User’s likes and dislikes are transmitted recursively from all nodes
representing concepts (in the document space) to nodes in the index space.
Based on this degree of belief, appropriate values are assigned to index space
nodes. These changes are propagated throughout the index space using standard
Bayesian techniques. If a proposition represented by a node **p** directly
implies the proposition represented by node **q**, a directed graph is drawn
from **p to q**. If-then rules in the Bayesian network are interpreted as
conditional probabilities, that is, a rule **A—> B** is interpreted as
a probability **P(B|A)**. Given a set of prior probabilities for the roots
of the DAG the probability associated with the remaining nodes can be computed.
Belief values of nodes of interest to a reader increase in value while nodes
not of interest generally decrease in value. These probabilistic inference
techniques applied to a hierarchical index space greatly enhances the
information retrieval process in hypertext or networked document spaces.

Optimal retrieval effectiveness can be obtained by ranking nodes according to
estimates of the probability that the query is true given a particular
hypertext node. The ranking function is approximately equivalent to giving
each node a score that is the sum of the weights of matching query terms, where
the weights depend on the frequency of occurrence of a term in each hypertext
node and in the entire collection of hypertext nodes. This simple retrieval
model can be further extended by introducing dependencies that represent links
between hypertext nodes. This means if hypertext node **j** is indexed by a
particular concept and is linked to a hypertext node **k**, then there is
some probability that hypertext node **k** should also be indexed by that
concept.

*However, the application of Bayesian techniques to a complex graph is
NP-complete*. *It is also not clear whether adaptive IR systems based on
Bayesian inference techniques converge on the appropriate set of index space
nodes given imprecise information*. *Frisse and Cousins are of the
opinion that the computational complexity of this approach needs more
investigation*. Some of the other restrictions include that the network
topology cannot include directed cycles and that queries with evaluable
predicates such as greater than, less than etc., cannot be handled.

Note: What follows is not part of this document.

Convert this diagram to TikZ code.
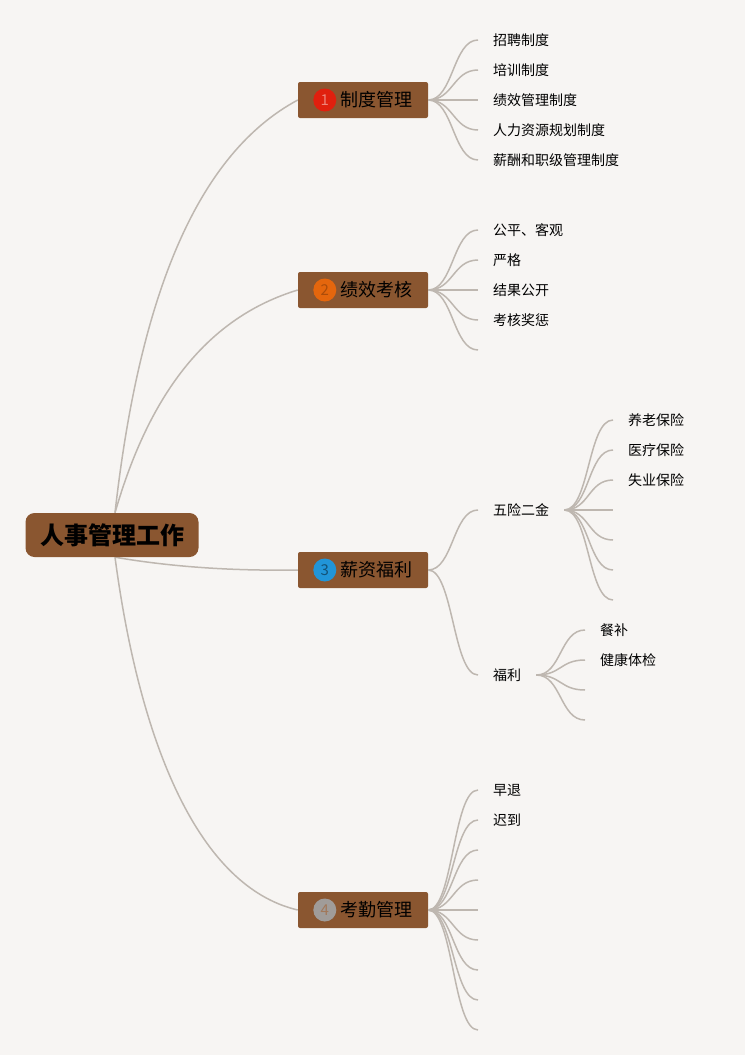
\documentclass[tikz,border=0pt]{standalone}
\usepackage{fontspec}
\setmainfont{Noto Sans CJK SC}
\usepackage{xcolor}
\usetikzlibrary{positioning}
\definecolor{paper}{HTML}{F7F5F3}
\definecolor{boxbrown}{HTML}{8A5630}
\definecolor{linkgray}{HTML}{BEB7B0}
\definecolor{numred}{HTML}{E0200E}
\definecolor{numorange}{HTML}{E4660D}
\definecolor{numblue}{HTML}{2195D8}
\definecolor{numgray}{HTML}{A09C99}
\pgfdeclarelayer{back}
\pgfsetlayers{back,main}

\begin{document}
\begin{tikzpicture}[x=1pt,y=-1pt,
  rootbox/.style={fill=boxbrown, rounded corners=9pt, minimum width=173pt, minimum height=44pt, inner sep=0pt, font=\fontsize{24}{26}\selectfont\bfseries},
  topicbox/.style={fill=boxbrown, rounded corners=2pt, minimum width=130pt, minimum height=36pt, inner sep=0pt, font=\fontsize{18}{20}\selectfont},
  numdot/.style={circle, fill=#1, minimum size=23pt, inner sep=0pt, font=\fontsize{15}{15}\selectfont},
  leaf/.style={anchor=west, inner xsep=15pt, inner ysep=2pt, font=\fontsize{14}{17}\selectfont},
  link/.style={draw=linkgray, line width=1.5pt}]

% root and main topics
\node[rootbox] (root) at (112,535) {人事管理工作};
\coordinate (rtop) at ([xshift=3pt]root.north);
\coordinate (rbot) at ([xshift=3pt]root.south);
\node[topicbox] (zhidu) at (363,100) {\hspace*{26pt}制度管理};
\node[numdot=numred, text=numred!55!white] at ([xshift=27pt]zhidu.west) {1};
\node[topicbox] (kaohe) at (363,290) {\hspace*{26pt}绩效考核};
\node[numdot=numorange, text=numorange!75!black] at ([xshift=27pt]kaohe.west) {2};
\node[topicbox] (xinzi) at (363,570) {\hspace*{26pt}薪资福利};
\node[numdot=numblue, text=numblue!55!black] at ([xshift=27pt]xinzi.west) {3};
\node[topicbox] (kaoqin) at (363,910) {\hspace*{26pt}考勤管理};
\node[numdot=numgray, text=boxbrown!80!white] at ([xshift=27pt]kaoqin.west) {4};

\begin{pgfonlayer}{back}
\fill[paper] (0,0) rectangle (745,1055);
\draw[link] (rtop) .. controls (140,291) and (199,153) .. (zhidu.west);
\draw[link] (rtop) .. controls (150,391) and (209,317) .. (kaohe.west);
\draw[link] (rbot) .. controls (172,567) and (233,571) .. (xinzi.west);
\draw[link] (rbot) .. controls (140,745) and (199,887) .. (kaoqin.west);
\end{pgfonlayer}

% 制度管理
\foreach \nm/\yy/\txt in {zhaopin/40/招聘制度, peixun/70/培训制度, jixiao/100/绩效管理制度, renli/130/人力资源规划制度, xinchou/160/薪酬和职级管理制度}{
  \node[leaf] (\nm) at (478,\yy) {\raisebox{-1pt}{\txt}};
  \draw[link] (zhidu.east) .. controls ([xshift=25pt]zhidu.east) and ([xshift=-25pt]\nm.west) .. (\nm.west);
}

% 绩效考核
\foreach \nm/\yy/\txt in {gongping/230/公平、客观, yange/260/严格, jieguo/290/结果公开, jiangcheng/320/考核奖惩}{
  \node[leaf] (\nm) at (478,\yy) {\raisebox{-1pt}{\txt}};
  \draw[link] (kaohe.east) .. controls ([xshift=25pt]kaohe.east) and ([xshift=-25pt]\nm.west) .. (\nm.west);
}
\coordinate (kh5) at (478,350);
\draw[link] (kaohe.east) .. controls ([xshift=25pt]kaohe.east) and ([xshift=-25pt]kh5) .. (kh5);

% 薪资福利
\node[leaf] (wuxian) at (478,510) {\raisebox{-1pt}{五险二金}};
\node[leaf] (fuli) at (478,675) {\raisebox{-1pt}{福利}};
\foreach \nm in {wuxian, fuli}
  \draw[link] (xinzi.east) .. controls ([xshift=25pt]xinzi.east) and ([xshift=-25pt]\nm.west) .. (\nm.west);

\foreach \nm/\yy/\txt in {yanglao/420/养老保险, yiliao/450/医疗保险, shiye/480/失业保险}{
  \node[leaf] (\nm) at (613,\yy) {\raisebox{-1pt}{\txt}};
  \draw[link] (wuxian.east) .. controls ([xshift=25pt]wuxian.east) and ([xshift=-25pt]\nm.west) .. (\nm.west);
}
\foreach \yy in {510,540,570,600}{
  \coordinate (wx\yy) at (613,\yy);
  \draw[link] (wuxian.east) .. controls ([xshift=25pt]wuxian.east) and ([xshift=-25pt]wx\yy) .. (wx\yy);
}

\foreach \nm/\yy/\txt in {canbu/630/餐补, tijian/660/健康体检}{
  \node[leaf] (\nm) at (585,\yy) {\raisebox{-1pt}{\txt}};
  \draw[link] (fuli.east) .. controls ([xshift=25pt]fuli.east) and ([xshift=-25pt]\nm.west) .. (\nm.west);
}
\foreach \yy in {690,720}{
  \coordinate (fl\yy) at (585,\yy);
  \draw[link] (fuli.east) .. controls ([xshift=25pt]fuli.east) and ([xshift=-25pt]fl\yy) .. (fl\yy);
}

% 考勤管理
\foreach \nm/\yy/\txt in {zaotui/790/早退, chidao/820/迟到}{
  \node[leaf] (\nm) at (478,\yy) {\raisebox{-1pt}{\txt}};
  \draw[link] (kaoqin.east) .. controls ([xshift=25pt]kaoqin.east) and ([xshift=-25pt]\nm.west) .. (\nm.west);
}
\foreach \yy in {850,880,...,1030}{
  \coordinate (kq\yy) at (478,\yy);
  \draw[link] (kaoqin.east) .. controls ([xshift=25pt]kaoqin.east) and ([xshift=-25pt]kq\yy) .. (kq\yy);
}
\end{tikzpicture}
\end{document}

*Lucarella suggests a similar model for hypertext-based IR*. *While
content nodes form the document network, there can be concept nodes forming the
concept network* (see Figure 5.1) [Lucarella, 1990]. These
concept nodes can serve as an index to the document network. The concept
network is similar to the index space proposed by Frisse and Cousins.
Links within the concept network establish associations between concepts.
The type of the link can describe the nature of semantic association while
a weight assigned to it can reflect the strength of the association. The
resulting hypertext knowledge base (containing the concept network embedded
within the document network) can be used for query analysis.

Based on a natural language query, the system will perform a search on the concept network to find the most pertinent sets of concepts. Concept recognition takes place by matching the various terms in the query and evaluating the matched expressions by applying similarity functions. Based on the degree of similarity between the concept and the matched item, a weight is associated to each concept. The search can be stopped based on the number of concept nodes examined and the number of top ranking concepts identified.

Figure 5.1. A Model for Hypertext-Based Information Retrieval [Lucarella, 1990].

Information is retrieved from the document network based on these retrieved concepts. Along with the exact set of documents, other sets of documents found to be semantically related to the topic of interest will be retrieved based on the weights assigned to the concepts. For example, a query to retrieve documents concerned with “expert systems” may also retrieve documents discussing “knowledge-based systems” since the two concepts are semantically related.